El poder, bien es sabido de todos, suele traer consigo, entre otras cosas, un buen número de enemigos y opositores que harán lo posible por despojar a uno de su poder; algo tan de ayer como de hoy. Esto precisamente le sucedió a Boecio, que fue calumniado y atacado por un miembro del partido contrario, un tal Cipriano, lo que supuso para el filósofo nada menos que ser arrestado y sentenciado a muerte sin poder, siquiera, defenderse. Antes de que le cortaran la cabeza en el invierno de 524 en el conocido como Ager Calventianus, en la llanura Padana, al norte de Pavía, pasó varias jornadas encarcelado, sumido en la mayor de las desesperaciones, y fue allí donde redactó su De consolatione philosophiae, la obra que aquí nos ocupa y que yo manejo en la edición de Acantilado, publicada en 2020 con una magnífica traducción de Eduardo Gil Bera. Da cuenta Boecio de su sufrimiento ya desde el principio: «Yo que siempre canté a la alegría, hoy entono estas tristes cadencias. Me dictan estas palabras las desgarradas musas y el llanto baña mi rostro mientras escribo». Pero Boecio, a pesar de su desconsuelo, no tarda en renunciar a su tristeza gracias a las palabras y conversación que le da una mujer que entra en su celda y a la que tarda un poco en reconocer: la filosofía.
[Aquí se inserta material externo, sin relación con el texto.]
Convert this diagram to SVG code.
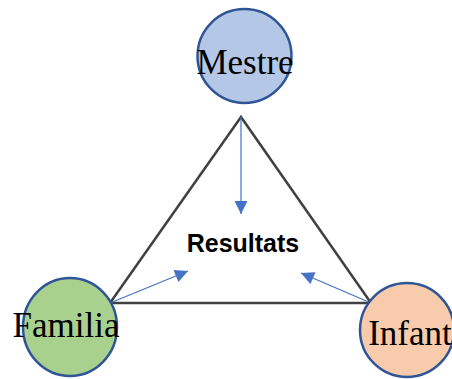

Tras hacer una descripción de sus rasgos y vestimenta, Boecio se da cuenta del recelo, por no decir desprecio, con el que la personificación de la filosofía observa a las musas de la poesía que dictan al filósofo sus lamentos. La filosofía las tilda de «cortesanas del teatro», más preocupadas de agudizar los dolores del enfermo con sus dulces venenos que de remediarlos. En cuanto las espanta, la filosofía intenta volver a situar a Boecio en la cordura del conocimiento de la auténtica filosofía: quiere sacarlo de los lamentos y la desesperación para que no olvide quién es, es decir, un hombre que se nutrió de la filosofía y que debe recuperar las armas intelectuales y morales que esta le entregó para superar la tan pesada carga que ahora le toca vivir. El objetivo principal que se propone la personificación de la filosofía es apartar el miedo del prisionero a través de la discusión de distintos temas que le conciernen por lo trágico de su situación. Comprender que todo está gobernado por la inteligencia divina y no por el azar, demostrará a Boecio que nada debe temerse.

Para ello se aplican a discutir, el filósofo y la filosofía, sobre las características de la Fortuna, aunque especialmente una, pues parece contraintuitiva: cuanto más favorable es, más perniciosa resulta al ser humano, pues lo aleja de la auténtica felicidad. Lo que introduce el problema de cuál es el auténtico bien: no son los honores, el prestigio, los cargos políticos o sociales, los placeres o la riqueza, esto es, los bienes terrenales, sino que la auténtica felicidad está en Dios y en ninguna otra parte. Y como Dios es el origen de todo, las causas y el orden del mundo provienen, por tanto, de él, lo que deriva en la cuestión del mal. ¿Cómo es posible que exista el mal si Dios está detrás de todo? ¿Por qué a los malos se les recompensa y a los buenos se les hace sufrir? ¿Por qué él, Boecio, siendo un hombre honrado, ha de pasar por semejante calamidad? La respuesta a esta cuestión está relacionada con el problema del libre albedrío, esto es, de la libertad de acción de los hombres: el conocimiento humano está limitado a lo concreto, mientras que la inteligencia divina supone una comprensión simultánea de todo lo que acontece («un Dios omnisciente actúa dejando estupefactos a quienes ignoran su plan»).

Esto implica que, ante la imposibilidad del hombre de alcanzar el nivel de comprensión o inteligencia de Dios, no sea capaz de entender lo que parece un orden caótico y confuso, cuando en realidad no lo es. Las líneas generales que acabo de esbozar son tan solo una imagen superflua de lo que el libro expresa más profunda y elegantemente. Al final, nada como el propio Consuelo de la filosofía de Boecio para defender su valor por sí mismo. Este pequeño libro de filosofía resulta estimulante por su estilo y materia, que hará las delicias de cualquier lector que quiera observar una síntesis del pensamiento que se abriría camino a lo largo de la Edad Media. Las enseñanzas de Boecio recogidas en este testamento redactado a las puertas de la muerte son claras y válidas también para hoy por su sensatez, y aunque uno no sea cristiano. Recomienda apartarse de los vicios y cultivar las virtudes: «Si sois honestos con vosotros mismos, la bondad será vuestra ley». Un gran libro de filosofía que, especialmente si se es cristiano, resonará con especial sentimiento y ternura.